Start of RECORDS FOR THIS EXERCISE

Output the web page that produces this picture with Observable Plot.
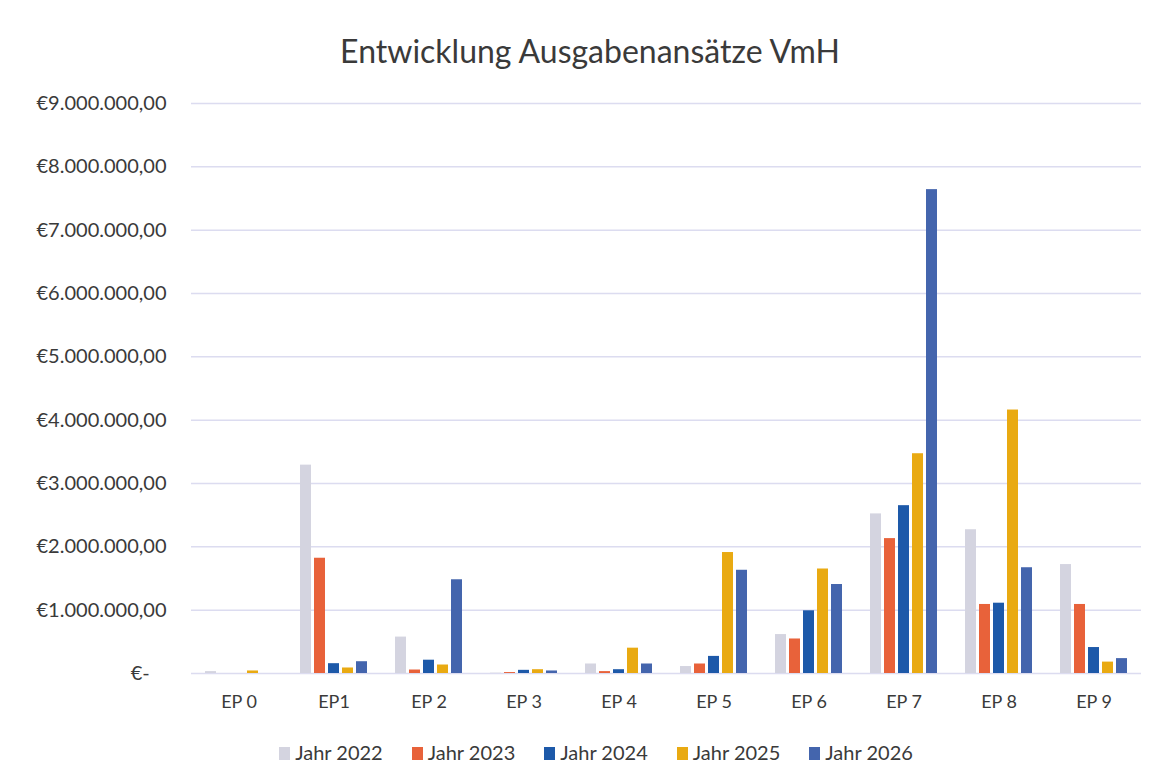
<!DOCTYPE html>
<html>
<head>
<meta charset="utf-8">
<script src="https://cdn.jsdelivr.net/npm/d3@7"></script>
<script src="https://cdn.jsdelivr.net/npm/@observablehq/plot@0.6"></script>
<style>
  html, body { margin: 0; padding: 0; background: #fff; }
  body { width: 1156px; height: 784px; position: relative; overflow: hidden; font-family: Lato, "Open Sans", sans-serif; color: #404040; }
  #title { position: absolute; left: 12px; top: 31px; width: 1156px; text-align: center; font-size: 32px; line-height: 40px; color: #3a3a3a; }
  #chart { position: absolute; left: 0; top: 88px; }
  #legend { position: absolute; left: 18px; top: 740px; width: 1156px; display: flex; justify-content: center; gap: 29px; font-size: 20px; line-height: 24px; color: #3a3a3a; }
  .item { display: flex; align-items: center; }
  .sw { width: 11px; height: 13px; margin-right: 5px; margin-top: 2px; }
</style>
</head>
<body>
<div id="title">Entwicklung Ausgabenansätze VmH</div>
<div id="chart"></div>
<div id="legend"></div>
<script>
const categories = ["EP 0", "EP1", "EP 2", "EP 3", "EP 4", "EP 5", "EP 6", "EP 7", "EP 8", "EP 9"];
const years = ["Jahr 2022", "Jahr 2023", "Jahr 2024", "Jahr 2025", "Jahr 2026"];
const v2022 = [30000, 3290000, 575000, 5000, 150000, 110000, 615000, 2520000, 2270000, 1720000];
const v2023 = [0, 1820000, 55000, 15000, 30000, 150000, 545000, 2130000, 1090000, 1090000];
const v2024 = [0, 155000, 210000, 50000, 60000, 270000, 990000, 2650000, 1110000, 410000];
const v2025 = [40000, 87000, 134000, 60000, 400000, 1910000, 1650000, 3470000, 4160000, 180000];
const v2026 = [0, 186000, 1480000, 40000, 150000, 1630000, 1405000, 7640000, 1670000, 235000];
const yTicks = [0, 1000000, 2000000, 3000000, 4000000, 5000000, 6000000, 7000000, 8000000, 9000000];
const colors = ["#d4d4e0", "#e8623a", "#1d59a9", "#e9aa12", "#4465ad"];

const series = [v2022, v2023, v2024, v2025, v2026];
const data = categories.flatMap((c, i) => years.map((y, j) => ({ep: c, year: y, value: series[j][i]})));

const loc = d3.formatLocale({decimal: ",", thousands: ".", grouping: [3], currency: ["€", ""]});
const f = loc.format("$,.2f");
const fmt = d => d === 0 ? "€-\u2007\u00a0" : f(d);

const plot = Plot.plot({
  width: 1156,
  height: 640,
  marginLeft: 190,
  marginRight: 15,
  marginTop: 15,
  marginBottom: 55,
  style: {fontFamily: "Lato, 'Open Sans', sans-serif", background: "white", color: "#3a3a3a", overflow: "visible"},
  fx: {domain: categories, padding: 0, label: null},
  x: {domain: years, paddingInner: 0.2, paddingOuter: 0.88, axis: null},
  y: {domain: [0, 9000000], axis: null},
  color: {domain: years, range: colors},
  marks: [
    Plot.gridY(yTicks, {stroke: "#dcdcf0", strokeOpacity: 1, strokeWidth: 1.5}),
    Plot.axisY(yTicks, {tickSize: 0, tickPadding: 25, tickFormat: fmt, fontSize: 20, fill: "#3a3a3a", label: null}),
    Plot.axisFx({anchor: "bottom", tickSize: 0, tickPadding: 22, fontSize: 18, fill: "#3a3a3a", label: null}),
    Plot.barY(data, {fx: "ep", x: "year", y: "value", fill: "year"})
  ]
});
document.getElementById("chart").appendChild(plot);

const legend = d3.select("#legend");
years.forEach((y, i) => {
  const it = legend.append("div").attr("class", "item");
  it.append("div").attr("class", "sw").style("background", colors[i]);
  it.append("span").text(y);
});
</script>
</body>
</html>
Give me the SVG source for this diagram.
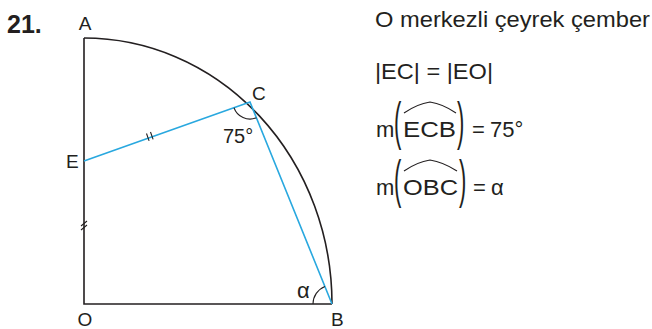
<svg xmlns="http://www.w3.org/2000/svg" width="652" height="329" viewBox="0 0 652 329">
<style>
.t{font-family:"Liberation Sans",Arial,sans-serif;fill:#231f20}
.blk{stroke:#231f20;stroke-width:1.6;fill:none}
.thin{stroke:#231f20;stroke-width:1.1;fill:none}
.blue{stroke:#29a8df;stroke-width:1.6;fill:none}
.r{font-size:22px}
.l{font-size:19px}
</style>
<rect width="652" height="329" fill="#fff"/>
<text class="t" x="7" y="33" font-size="25" font-weight="bold">21.</text>
<g id="shape">
<path class="blk" d="M84,38 L84,304 L332,304"/>
<path class="blk" d="M84,38 A248,266 0 0 1 332,304"/>
</g>
<g id="connectors">
<path class="blue" d="M84,161 L250,102 L332,304"/>
<path class="thin" d="M146.5,133.5 l2.6,7.4 M150.5,132 l2.6,7.4"/>
<path class="thin" d="M81,226 l6,-5 M81,230 l6,-5"/>
<path class="thin" d="M234,107.7 A17,17 0 0 0 256.4,117.8"/>
<path class="thin" d="M313,304 A19,19 0 0 1 324.9,286.4"/>
</g>
<g id="A"><text class="t l" x="85" y="30" text-anchor="middle">A</text></g>
<g id="C"><text class="t l" x="252" y="100">C</text></g>
<g id="E"><text class="t l" x="66" y="168">E</text></g>
<g id="O"><text class="t l" x="85" y="326" text-anchor="middle">O</text></g>
<g id="B"><text class="t l" x="331" y="326">B</text></g>
<text class="t" x="223" y="143" font-size="20">75°</text>
<text class="t" x="297" y="298" font-size="22">α</text>
<g id="info">
<text class="t r" x="375" y="27" textLength="275" lengthAdjust="spacingAndGlyphs">O merkezli çeyrek çember</text>
<text class="t r" x="375" y="79" textLength="118" lengthAdjust="spacingAndGlyphs">|EC| = |EO|</text>
<text class="t r" x="376" y="137">m</text>
<text class="t r" transform="translate(394,139) scale(1,2.37)">(</text>
<text class="t r" x="403" y="137" textLength="53" lengthAdjust="spacingAndGlyphs">ECB</text>
<path class="thin" d="M404,113 Q417,104 430,102 Q443,104 456,113"/>
<text class="t r" transform="translate(457,139) scale(1,2.37)">)</text>
<text class="t r" x="472" y="137">=</text>
<text class="t r" x="490" y="137">75°</text>
<text class="t r" x="376" y="195">m</text>
<text class="t r" transform="translate(394,197) scale(1,2.37)">(</text>
<text class="t r" x="403" y="195" textLength="55" lengthAdjust="spacingAndGlyphs">OBC</text>
<path class="thin" d="M404,171 Q417,162 430,160 Q443,162 457,171"/>
<text class="t r" transform="translate(459,197) scale(1,2.37)">)</text>
<text class="t r" x="473" y="195">=</text>
<text class="t r" x="491" y="195">α</text>
</g>
</svg>
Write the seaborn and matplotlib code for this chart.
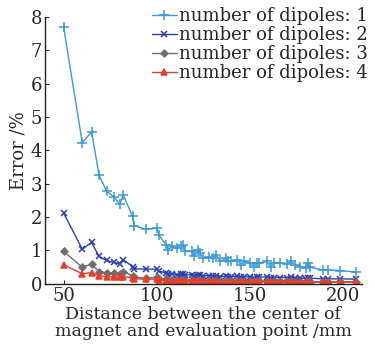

End of RECORDS FOR THIS EXERCISE

Skip the images and write out the rest of the listing exactly.

Output the web page that produces this picture with Observable Plot.
<!DOCTYPE html>
<html>
<head>
<meta charset="utf-8">
<script src="https://cdn.jsdelivr.net/npm/d3@7"></script>
<script src="https://cdn.jsdelivr.net/npm/@observablehq/plot@0.6"></script>
<style>
  html, body { margin: 0; padding: 0; background: #fff; }
  body { width: 1156px; height: 784px; position: relative; overflow: hidden; font-family: Lato, "Open Sans", sans-serif; color: #404040; }
  #title { position: absolute; left: 12px; top: 31px; width: 1156px; text-align: center; font-size: 32px; line-height: 40px; color: #3a3a3a; }
  #chart { position: absolute; left: 0; top: 88px; }
  #legend { position: absolute; left: 18px; top: 740px; width: 1156px; display: flex; justify-content: center; gap: 29px; font-size: 20px; line-height: 24px; color: #3a3a3a; }
  .item { display: flex; align-items: center; }
  .sw { width: 11px; height: 13px; margin-right: 5px; margin-top: 2px; }
</style>
</head>
<body>
<div id="title">Entwicklung Ausgabenansätze VmH</div>
<div id="chart"></div>
<div id="legend"></div>
<script>
const categories = ["EP 0", "EP1", "EP 2", "EP 3", "EP 4", "EP 5", "EP 6", "EP 7", "EP 8", "EP 9"];
const years = ["Jahr 2022", "Jahr 2023", "Jahr 2024", "Jahr 2025", "Jahr 2026"];
const v2022 = [30000, 3290000, 575000, 5000, 150000, 110000, 615000, 2520000, 2270000, 1720000];
const v2023 = [0, 1820000, 55000, 15000, 30000, 150000, 545000, 2130000, 1090000, 1090000];
const v2024 = [0, 155000, 210000, 50000, 60000, 270000, 990000, 2650000, 1110000, 410000];
const v2025 = [40000, 87000, 134000, 60000, 400000, 1910000, 1650000, 3470000, 4160000, 180000];
const v2026 = [0, 186000, 1480000, 40000, 150000, 1630000, 1405000, 7640000, 1670000, 235000];
const yTicks = [0, 1000000, 2000000, 3000000, 4000000, 5000000, 6000000, 7000000, 8000000, 9000000];
const colors = ["#d4d4e0", "#e8623a", "#1d59a9", "#e9aa12", "#4465ad"];

const series = [v2022, v2023, v2024, v2025, v2026];
const data = categories.flatMap((c, i) => years.map((y, j) => ({ep: c, year: y, value: series[j][i]})));

const loc = d3.formatLocale({decimal: ",", thousands: ".", grouping: [3], currency: ["€", ""]});
const f = loc.format("$,.2f");
const fmt = d => d === 0 ? "€-\u2007\u00a0" : f(d);

const plot = Plot.plot({
  width: 1156,
  height: 640,
  marginLeft: 190,
  marginRight: 15,
  marginTop: 15,
  marginBottom: 55,
  style: {fontFamily: "Lato, 'Open Sans', sans-serif", background: "white", color: "#3a3a3a", overflow: "visible"},
  fx: {domain: categories, padding: 0, label: null},
  x: {domain: years, paddingInner: 0.2, paddingOuter: 0.88, axis: null},
  y: {domain: [0, 9000000], axis: null},
  color: {domain: years, range: colors},
  marks: [
    Plot.gridY(yTicks, {stroke: "#dcdcf0", strokeOpacity: 1, strokeWidth: 1.5}),
    Plot.axisY(yTicks, {tickSize: 0, tickPadding: 25, tickFormat: fmt, fontSize: 20, fill: "#3a3a3a", label: null}),
    Plot.axisFx({anchor: "bottom", tickSize: 0, tickPadding: 22, fontSize: 18, fill: "#3a3a3a", label: null}),
    Plot.barY(data, {fx: "ep", x: "year", y: "value", fill: "year"})
  ]
});
document.getElementById("chart").appendChild(plot);

const legend = d3.select("#legend");
years.forEach((y, i) => {
  const it = legend.append("div").attr("class", "item");
  it.append("div").attr("class", "sw").style("background", colors[i]);
  it.append("span").text(y);
});
</script>
</body>
</html>
Give me the SVG source for this diagram.
<svg xmlns="http://www.w3.org/2000/svg" width="652" height="329" viewBox="0 0 652 329">
<style>
.t{font-family:"Liberation Sans",Arial,sans-serif;fill:#231f20}
.blk{stroke:#231f20;stroke-width:1.6;fill:none}
.thin{stroke:#231f20;stroke-width:1.1;fill:none}
.blue{stroke:#29a8df;stroke-width:1.6;fill:none}
.r{font-size:22px}
.l{font-size:19px}
</style>
<rect width="652" height="329" fill="#fff"/>
<text class="t" x="7" y="33" font-size="25" font-weight="bold">21.</text>
<g id="shape">
<path class="blk" d="M84,38 L84,304 L332,304"/>
<path class="blk" d="M84,38 A248,266 0 0 1 332,304"/>
</g>
<g id="connectors">
<path class="blue" d="M84,161 L250,102 L332,304"/>
<path class="thin" d="M146.5,133.5 l2.6,7.4 M150.5,132 l2.6,7.4"/>
<path class="thin" d="M81,226 l6,-5 M81,230 l6,-5"/>
<path class="thin" d="M234,107.7 A17,17 0 0 0 256.4,117.8"/>
<path class="thin" d="M313,304 A19,19 0 0 1 324.9,286.4"/>
</g>
<g id="A"><text class="t l" x="85" y="30" text-anchor="middle">A</text></g>
<g id="C"><text class="t l" x="252" y="100">C</text></g>
<g id="E"><text class="t l" x="66" y="168">E</text></g>
<g id="O"><text class="t l" x="85" y="326" text-anchor="middle">O</text></g>
<g id="B"><text class="t l" x="331" y="326">B</text></g>
<text class="t" x="223" y="143" font-size="20">75°</text>
<text class="t" x="297" y="298" font-size="22">α</text>
<g id="info">
<text class="t r" x="375" y="27" textLength="275" lengthAdjust="spacingAndGlyphs">O merkezli çeyrek çember</text>
<text class="t r" x="375" y="79" textLength="118" lengthAdjust="spacingAndGlyphs">|EC| = |EO|</text>
<text class="t r" x="376" y="137">m</text>
<text class="t r" transform="translate(394,139) scale(1,2.37)">(</text>
<text class="t r" x="403" y="137" textLength="53" lengthAdjust="spacingAndGlyphs">ECB</text>
<path class="thin" d="M404,113 Q417,104 430,102 Q443,104 456,113"/>
<text class="t r" transform="translate(457,139) scale(1,2.37)">)</text>
<text class="t r" x="472" y="137">=</text>
<text class="t r" x="490" y="137">75°</text>
<text class="t r" x="376" y="195">m</text>
<text class="t r" transform="translate(394,197) scale(1,2.37)">(</text>
<text class="t r" x="403" y="195" textLength="55" lengthAdjust="spacingAndGlyphs">OBC</text>
<path class="thin" d="M404,171 Q417,162 430,160 Q443,162 457,171"/>
<text class="t r" transform="translate(459,197) scale(1,2.37)">)</text>
<text class="t r" x="473" y="195">=</text>
<text class="t r" x="491" y="195">α</text>
</g>
</svg>
Write the seaborn and matplotlib code for this chart.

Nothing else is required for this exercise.